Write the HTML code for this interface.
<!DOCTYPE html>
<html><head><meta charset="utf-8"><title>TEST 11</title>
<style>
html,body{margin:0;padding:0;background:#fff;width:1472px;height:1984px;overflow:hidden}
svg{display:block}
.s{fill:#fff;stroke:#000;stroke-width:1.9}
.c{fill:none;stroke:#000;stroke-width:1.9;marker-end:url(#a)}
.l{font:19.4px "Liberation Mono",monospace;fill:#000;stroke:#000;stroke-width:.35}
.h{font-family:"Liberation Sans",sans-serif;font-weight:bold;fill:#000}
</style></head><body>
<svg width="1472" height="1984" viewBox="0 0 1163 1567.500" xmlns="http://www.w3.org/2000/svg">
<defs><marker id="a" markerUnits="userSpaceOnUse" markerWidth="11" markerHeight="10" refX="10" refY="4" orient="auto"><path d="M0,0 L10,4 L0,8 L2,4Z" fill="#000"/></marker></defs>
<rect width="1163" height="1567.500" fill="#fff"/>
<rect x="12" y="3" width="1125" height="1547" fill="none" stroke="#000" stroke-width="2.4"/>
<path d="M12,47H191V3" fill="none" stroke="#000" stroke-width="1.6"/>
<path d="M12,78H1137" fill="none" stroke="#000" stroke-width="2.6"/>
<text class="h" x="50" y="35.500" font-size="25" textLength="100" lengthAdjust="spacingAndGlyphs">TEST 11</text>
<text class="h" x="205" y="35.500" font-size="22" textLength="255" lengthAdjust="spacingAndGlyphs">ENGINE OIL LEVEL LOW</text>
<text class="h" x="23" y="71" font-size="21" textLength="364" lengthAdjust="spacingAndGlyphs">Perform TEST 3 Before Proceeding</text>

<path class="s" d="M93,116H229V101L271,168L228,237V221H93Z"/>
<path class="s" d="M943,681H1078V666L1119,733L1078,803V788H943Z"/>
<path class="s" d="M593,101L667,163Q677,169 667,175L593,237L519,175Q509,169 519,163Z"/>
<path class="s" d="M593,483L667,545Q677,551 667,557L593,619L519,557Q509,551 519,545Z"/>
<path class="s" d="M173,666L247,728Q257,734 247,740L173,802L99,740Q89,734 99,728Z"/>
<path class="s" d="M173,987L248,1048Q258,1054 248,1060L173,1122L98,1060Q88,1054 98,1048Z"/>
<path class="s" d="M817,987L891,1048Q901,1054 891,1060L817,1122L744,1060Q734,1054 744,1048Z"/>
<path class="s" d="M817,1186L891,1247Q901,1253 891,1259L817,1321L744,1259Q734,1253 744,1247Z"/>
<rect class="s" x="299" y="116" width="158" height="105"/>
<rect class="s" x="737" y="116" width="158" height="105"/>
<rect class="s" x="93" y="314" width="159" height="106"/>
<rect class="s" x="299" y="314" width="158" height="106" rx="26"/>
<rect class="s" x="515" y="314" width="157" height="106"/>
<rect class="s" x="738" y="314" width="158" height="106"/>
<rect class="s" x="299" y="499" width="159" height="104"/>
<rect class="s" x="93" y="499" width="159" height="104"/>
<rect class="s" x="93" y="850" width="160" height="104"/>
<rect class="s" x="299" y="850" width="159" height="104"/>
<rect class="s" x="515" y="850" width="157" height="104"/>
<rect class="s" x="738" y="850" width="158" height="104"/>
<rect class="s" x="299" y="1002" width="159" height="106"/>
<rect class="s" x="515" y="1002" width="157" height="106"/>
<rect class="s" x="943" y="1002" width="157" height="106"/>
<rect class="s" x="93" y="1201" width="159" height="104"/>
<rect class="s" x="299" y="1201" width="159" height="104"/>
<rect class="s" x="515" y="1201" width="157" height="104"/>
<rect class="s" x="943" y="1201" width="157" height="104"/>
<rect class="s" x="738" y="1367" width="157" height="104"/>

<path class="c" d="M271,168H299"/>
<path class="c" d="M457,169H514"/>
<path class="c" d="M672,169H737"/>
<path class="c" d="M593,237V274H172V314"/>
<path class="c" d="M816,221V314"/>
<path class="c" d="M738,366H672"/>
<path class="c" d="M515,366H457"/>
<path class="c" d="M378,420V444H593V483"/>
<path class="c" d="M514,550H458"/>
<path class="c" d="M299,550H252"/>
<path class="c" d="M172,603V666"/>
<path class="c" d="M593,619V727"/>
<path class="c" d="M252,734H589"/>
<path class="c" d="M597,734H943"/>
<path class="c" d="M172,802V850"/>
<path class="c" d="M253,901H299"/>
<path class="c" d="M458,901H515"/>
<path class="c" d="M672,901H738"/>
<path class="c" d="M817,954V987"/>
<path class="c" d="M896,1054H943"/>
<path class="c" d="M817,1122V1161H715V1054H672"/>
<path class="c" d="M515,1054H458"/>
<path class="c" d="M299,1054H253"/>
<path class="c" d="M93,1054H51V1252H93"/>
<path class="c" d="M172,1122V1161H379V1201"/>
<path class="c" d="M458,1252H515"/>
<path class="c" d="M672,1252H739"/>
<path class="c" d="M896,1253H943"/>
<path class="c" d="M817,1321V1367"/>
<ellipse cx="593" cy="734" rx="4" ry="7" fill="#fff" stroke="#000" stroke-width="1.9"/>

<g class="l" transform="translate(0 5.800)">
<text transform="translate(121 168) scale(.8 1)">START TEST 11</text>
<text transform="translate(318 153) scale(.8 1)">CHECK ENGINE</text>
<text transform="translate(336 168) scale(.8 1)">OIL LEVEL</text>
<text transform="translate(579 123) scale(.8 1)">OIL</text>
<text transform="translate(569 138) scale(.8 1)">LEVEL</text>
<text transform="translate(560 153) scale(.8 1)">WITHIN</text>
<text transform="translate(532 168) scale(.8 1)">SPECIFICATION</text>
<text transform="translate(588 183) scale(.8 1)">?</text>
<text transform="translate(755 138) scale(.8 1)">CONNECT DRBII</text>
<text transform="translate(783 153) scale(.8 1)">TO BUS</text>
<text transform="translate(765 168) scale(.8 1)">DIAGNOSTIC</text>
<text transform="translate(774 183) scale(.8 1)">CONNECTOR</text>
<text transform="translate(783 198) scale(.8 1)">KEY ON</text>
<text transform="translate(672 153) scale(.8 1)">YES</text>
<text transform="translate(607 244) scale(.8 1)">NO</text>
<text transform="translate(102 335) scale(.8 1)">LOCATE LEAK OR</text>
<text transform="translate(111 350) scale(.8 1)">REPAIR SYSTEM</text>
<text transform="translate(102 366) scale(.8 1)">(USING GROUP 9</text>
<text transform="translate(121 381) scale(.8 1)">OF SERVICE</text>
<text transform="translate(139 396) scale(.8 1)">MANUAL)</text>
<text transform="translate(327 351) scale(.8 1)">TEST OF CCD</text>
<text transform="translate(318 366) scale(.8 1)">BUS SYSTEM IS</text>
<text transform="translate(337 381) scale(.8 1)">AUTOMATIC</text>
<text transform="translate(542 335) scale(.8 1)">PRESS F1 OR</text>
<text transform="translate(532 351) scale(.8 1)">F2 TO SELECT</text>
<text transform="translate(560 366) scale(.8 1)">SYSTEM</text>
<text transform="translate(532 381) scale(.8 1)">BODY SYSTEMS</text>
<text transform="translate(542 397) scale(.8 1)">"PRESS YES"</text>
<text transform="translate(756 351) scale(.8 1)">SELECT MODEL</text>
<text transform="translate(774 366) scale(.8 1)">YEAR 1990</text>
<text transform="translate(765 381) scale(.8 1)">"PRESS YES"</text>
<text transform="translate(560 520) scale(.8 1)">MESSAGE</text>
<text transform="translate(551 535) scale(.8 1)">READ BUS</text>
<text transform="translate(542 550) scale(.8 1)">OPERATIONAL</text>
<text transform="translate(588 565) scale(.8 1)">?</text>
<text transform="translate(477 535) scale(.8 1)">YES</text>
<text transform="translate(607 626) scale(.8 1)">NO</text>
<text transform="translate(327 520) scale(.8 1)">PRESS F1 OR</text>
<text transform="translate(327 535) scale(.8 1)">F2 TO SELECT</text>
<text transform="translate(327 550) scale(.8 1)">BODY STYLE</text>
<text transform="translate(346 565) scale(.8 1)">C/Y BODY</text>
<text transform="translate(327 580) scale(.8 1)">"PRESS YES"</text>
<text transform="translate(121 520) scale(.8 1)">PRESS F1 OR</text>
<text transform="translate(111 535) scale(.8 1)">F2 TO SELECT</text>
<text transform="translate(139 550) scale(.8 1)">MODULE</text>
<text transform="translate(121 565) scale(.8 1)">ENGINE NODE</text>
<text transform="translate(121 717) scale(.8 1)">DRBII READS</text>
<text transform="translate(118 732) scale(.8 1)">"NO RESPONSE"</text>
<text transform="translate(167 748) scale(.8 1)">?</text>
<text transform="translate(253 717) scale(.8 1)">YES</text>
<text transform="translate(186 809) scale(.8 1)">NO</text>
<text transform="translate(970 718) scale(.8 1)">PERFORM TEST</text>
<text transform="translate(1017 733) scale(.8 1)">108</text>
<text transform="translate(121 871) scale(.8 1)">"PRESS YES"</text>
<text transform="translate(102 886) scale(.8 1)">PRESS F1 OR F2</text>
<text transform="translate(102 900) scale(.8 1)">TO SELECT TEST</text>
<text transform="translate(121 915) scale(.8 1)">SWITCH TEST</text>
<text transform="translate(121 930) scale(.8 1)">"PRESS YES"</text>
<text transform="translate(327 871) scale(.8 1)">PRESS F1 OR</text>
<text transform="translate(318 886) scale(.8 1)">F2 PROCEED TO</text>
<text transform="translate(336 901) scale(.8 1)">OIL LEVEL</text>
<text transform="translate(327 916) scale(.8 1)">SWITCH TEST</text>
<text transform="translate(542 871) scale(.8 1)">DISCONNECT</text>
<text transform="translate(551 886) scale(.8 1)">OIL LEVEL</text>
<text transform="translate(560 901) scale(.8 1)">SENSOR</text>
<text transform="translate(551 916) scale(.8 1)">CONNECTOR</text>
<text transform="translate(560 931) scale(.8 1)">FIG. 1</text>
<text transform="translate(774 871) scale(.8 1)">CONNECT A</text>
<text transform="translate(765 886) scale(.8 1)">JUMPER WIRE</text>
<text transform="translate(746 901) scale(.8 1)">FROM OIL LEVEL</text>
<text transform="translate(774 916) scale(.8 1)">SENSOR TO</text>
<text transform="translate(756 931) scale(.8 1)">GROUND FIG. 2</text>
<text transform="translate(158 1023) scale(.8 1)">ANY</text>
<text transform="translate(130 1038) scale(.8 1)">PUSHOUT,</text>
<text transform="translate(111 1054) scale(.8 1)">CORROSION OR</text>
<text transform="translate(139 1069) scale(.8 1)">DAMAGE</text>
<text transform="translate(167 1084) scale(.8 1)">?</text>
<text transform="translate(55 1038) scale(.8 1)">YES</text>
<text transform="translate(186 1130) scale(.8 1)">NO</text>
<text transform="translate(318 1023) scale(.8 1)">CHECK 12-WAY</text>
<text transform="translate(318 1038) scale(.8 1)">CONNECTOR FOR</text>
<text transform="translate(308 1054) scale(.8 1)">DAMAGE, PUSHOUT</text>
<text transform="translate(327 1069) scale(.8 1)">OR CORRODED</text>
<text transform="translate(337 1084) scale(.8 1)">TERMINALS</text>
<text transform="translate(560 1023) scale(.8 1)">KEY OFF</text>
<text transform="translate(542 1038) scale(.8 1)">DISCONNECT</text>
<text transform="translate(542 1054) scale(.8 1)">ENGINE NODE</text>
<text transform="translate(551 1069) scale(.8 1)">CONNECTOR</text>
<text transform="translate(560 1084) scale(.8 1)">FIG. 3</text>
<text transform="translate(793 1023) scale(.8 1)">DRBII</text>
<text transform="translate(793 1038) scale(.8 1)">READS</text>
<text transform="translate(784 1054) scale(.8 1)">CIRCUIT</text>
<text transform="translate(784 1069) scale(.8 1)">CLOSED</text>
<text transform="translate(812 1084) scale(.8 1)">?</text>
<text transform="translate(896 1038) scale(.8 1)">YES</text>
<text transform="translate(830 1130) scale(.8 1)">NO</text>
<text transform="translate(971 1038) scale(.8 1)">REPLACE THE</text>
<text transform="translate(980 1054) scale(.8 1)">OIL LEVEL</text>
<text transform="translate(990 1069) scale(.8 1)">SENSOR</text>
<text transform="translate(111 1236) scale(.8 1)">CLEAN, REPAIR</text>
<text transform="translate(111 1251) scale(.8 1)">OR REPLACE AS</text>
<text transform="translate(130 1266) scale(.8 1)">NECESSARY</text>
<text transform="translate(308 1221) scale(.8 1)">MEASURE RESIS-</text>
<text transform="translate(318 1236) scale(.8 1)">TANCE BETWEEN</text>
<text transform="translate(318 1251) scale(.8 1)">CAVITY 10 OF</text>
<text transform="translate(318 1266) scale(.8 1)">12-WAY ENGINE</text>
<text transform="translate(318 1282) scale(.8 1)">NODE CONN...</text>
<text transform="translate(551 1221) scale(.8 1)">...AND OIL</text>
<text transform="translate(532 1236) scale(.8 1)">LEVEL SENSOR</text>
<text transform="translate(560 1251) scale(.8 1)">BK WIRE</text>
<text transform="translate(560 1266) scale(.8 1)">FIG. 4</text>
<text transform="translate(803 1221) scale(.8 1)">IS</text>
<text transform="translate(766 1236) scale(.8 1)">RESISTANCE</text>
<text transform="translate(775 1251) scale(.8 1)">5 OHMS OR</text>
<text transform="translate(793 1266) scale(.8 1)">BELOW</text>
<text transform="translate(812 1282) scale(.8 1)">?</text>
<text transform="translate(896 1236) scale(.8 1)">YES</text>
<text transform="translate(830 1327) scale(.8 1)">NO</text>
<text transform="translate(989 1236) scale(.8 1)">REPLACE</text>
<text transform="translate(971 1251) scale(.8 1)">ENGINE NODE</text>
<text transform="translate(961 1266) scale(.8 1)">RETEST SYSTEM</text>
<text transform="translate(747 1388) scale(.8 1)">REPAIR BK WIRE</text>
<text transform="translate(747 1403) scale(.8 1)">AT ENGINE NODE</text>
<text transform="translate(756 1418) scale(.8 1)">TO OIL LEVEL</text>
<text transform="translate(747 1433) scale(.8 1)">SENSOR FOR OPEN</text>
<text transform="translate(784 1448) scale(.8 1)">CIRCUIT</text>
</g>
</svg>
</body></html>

Exercise »
Up to and including the line with "3 Before Proceeding</text>", repeat the data exactly, starting from its first line; nothing else belongs in the response.

Answer for the task »
Write the HTML code for this interface.
<!DOCTYPE html>
<html><head><meta charset="utf-8"><title>TEST 11</title>
<style>
html,body{margin:0;padding:0;background:#fff;width:1472px;height:1984px;overflow:hidden}
svg{display:block}
.s{fill:#fff;stroke:#000;stroke-width:1.9}
.c{fill:none;stroke:#000;stroke-width:1.9;marker-end:url(#a)}
.l{font:19.4px "Liberation Mono",monospace;fill:#000;stroke:#000;stroke-width:.35}
.h{font-family:"Liberation Sans",sans-serif;font-weight:bold;fill:#000}
</style></head><body>
<svg width="1472" height="1984" viewBox="0 0 1163 1567.500" xmlns="http://www.w3.org/2000/svg">
<defs><marker id="a" markerUnits="userSpaceOnUse" markerWidth="11" markerHeight="10" refX="10" refY="4" orient="auto"><path d="M0,0 L10,4 L0,8 L2,4Z" fill="#000"/></marker></defs>
<rect width="1163" height="1567.500" fill="#fff"/>
<rect x="12" y="3" width="1125" height="1547" fill="none" stroke="#000" stroke-width="2.4"/>
<path d="M12,47H191V3" fill="none" stroke="#000" stroke-width="1.6"/>
<path d="M12,78H1137" fill="none" stroke="#000" stroke-width="2.6"/>
<text class="h" x="50" y="35.500" font-size="25" textLength="100" lengthAdjust="spacingAndGlyphs">TEST 11</text>
<text class="h" x="205" y="35.500" font-size="22" textLength="255" lengthAdjust="spacingAndGlyphs">ENGINE OIL LEVEL LOW</text>
<text class="h" x="23" y="71" font-size="21" textLength="364" lengthAdjust="spacingAndGlyphs">Perform TEST 3 Before Proceeding</text>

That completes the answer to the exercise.